One of the better episodes of an otherwise lacklustre third season of Airwolf (one of the best TV shows of the 1980s) was called Fortune Teller. Ace helicopter pilot Hawke finds himself face-to-face with an aircraft equipped with the Fortune Teller, a machine built to out-fly the world's best. The best line in the episode follows:
Archangel: They haven't built a machine yet that could replace a good pilot, Hawke.
Hawke: Let's hope so.
I thought of this truth when a colleague called yesterday. He plans to bring me to his customer's security operations center. The manager of the SOC is worried that the team is not detecting and responding to intrusions properly (or at all). One of the services my company provides is assessing and evaluating detection and response teams. So, I plan to visit this SOC and see what I can do to improve the situation.
I think I already know what the problem is. My friend told me the SOC is using an IDS/IPS solution you would all recognize, coupled with a SIM/SEM you would all recognize. If that is the extent of the tools available to the SOC analysts, I pretty much know what I am going to say before I even arrive.
The vast majority of security tools -- especially prevention-oriented tools -- are alert-centric. They are created by developers who assume they can understand attacks, code them into solutions, and have a customer deploy them properly and in the expected environment. The reality is this situation fails on a majority of counts, if not all counts. For example, who would ever have expected the Adobe Acrobat JavaScript Execution Bug as explained by my friend Nitesh Dhanjani?
The problem with a purely alert-centric tool is that it cannot handle all the rich varieties of conditions that it will encounter in a production network -- ever. As soon as it's updated something new appears. The only "solutions" that truly work are those that completely eliminate classes of vulnerabilities. (I think I've written about this before, and I know others have said much more than me on that issue.)
So what does an analyst do with an alert-centric tool, like an IDS/IPS? The analysis process looks like the figure at left. When you only have alerts to handle, you quickly reach a dead end. This is why I know the problem at the SOC before I get there. They're using alert-centric tools. The "detection" and "response" mission becomes "process tickets" generated when the alert-centric tool blinks red. The focus is on processing tickets, not finding intrusions. What else can these analysts do? Their tools are a straightjacket. Network Security Monitoring (NSM) is different. Generating statistical, session, full content, and alert data gives analysts some place to go when they get an alert -- or when they want to do manual analysis. All of the best intrusions I've ever found were discovered manually. Sure, I've discovered compromises solely using IDS alerts, but all of the best subsequent investigation relied on NSM data.
With NSM, an alert is the beginning of the investigation, not the end, as shown at right. What does this have to do with Hawke and the Machine? An analyst using an alert-centric tool is only as good as the tool.
An analyst using NSM data can exceed the capabilities of the tool.
Here's a related thought. Years ago I told Snort creator Marty Roesch how I perform NSM analysis. He said "Richard, I wrote Snort so you don't have to look at packets." I replied, "Marty, I look at packets because you wrote Snort."
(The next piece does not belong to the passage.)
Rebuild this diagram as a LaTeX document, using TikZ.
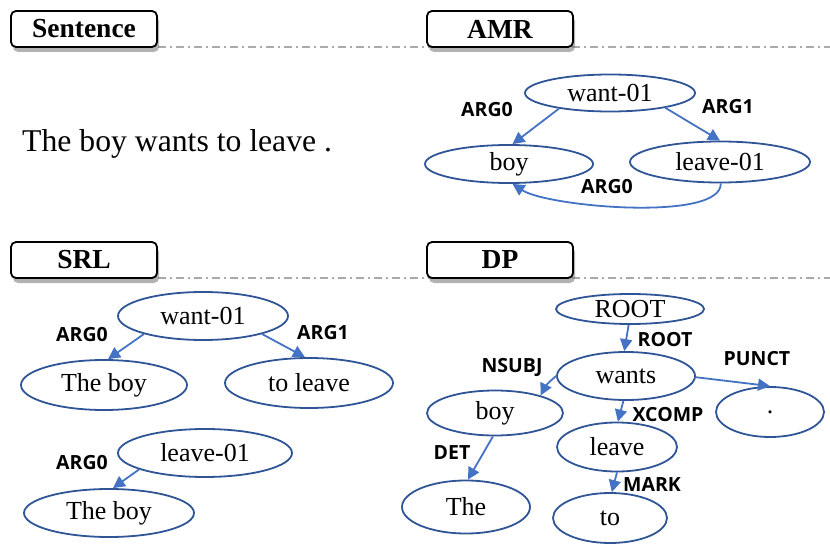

Why is a person better than a machine, in cases like this? The reason is a person is more creative and adaptable. A person can develop a feel for a network. A person can read about a new exploit Wednesday morning and mine NSM data for evidence of that attack faster than a vendor can issue some sort of updated detection or prevention method. Machines are good for providing hints about where to look, which is why I still use IDS'. However, I frequently do completely manual analysis with systems like Sguil, looking for interesting patterns or sessions that my IDS doesn't know.
I'll close with the note that some vendors are using what I call a "dumb is better" approach for generating alert data. For example, you can read about Tenable Security's Never Before Seen approach to identifying interesting events. This is exactly the sort of alert that is helpful, assuming I can then turn to other NSM data to learn more about it. Never Before Seen (NBS) is a great way to identify events which are new. You can apply this to many sorts of issues, which I will not address here but are mentioned by Ron Gula in his blog.
(Disclaimers: Before you argue that your system already does this, I know this approach is a lot older than the Tenable post. I know Marcus was already doing this well before he joined Tenable. The point is that I can read and learn about it thank to the Tenable blog. I can't point my clients to vague marketing materials on other vendor's sites and expect my clients to make sense of what they're reading. Thanks to the Tenable blog I can learn about systems like Tenable written with a technical angle and real product screenshots and so on.)
To conclude, I'm not an expert in any vendor tools. I'm an expert in using the right sorts of data to detect and eject intruders. I am not going to be any better at using some popular vendor's IDS/IPS than another person who understands the interface. There might be room for differentation based on the sorts of attacks reported or the services monitored, but not much.
At the end of the day, expertise grows from having the right forms of data available. I guarantee the SOC in this story doesn't have that data, so that will be recommendation zero.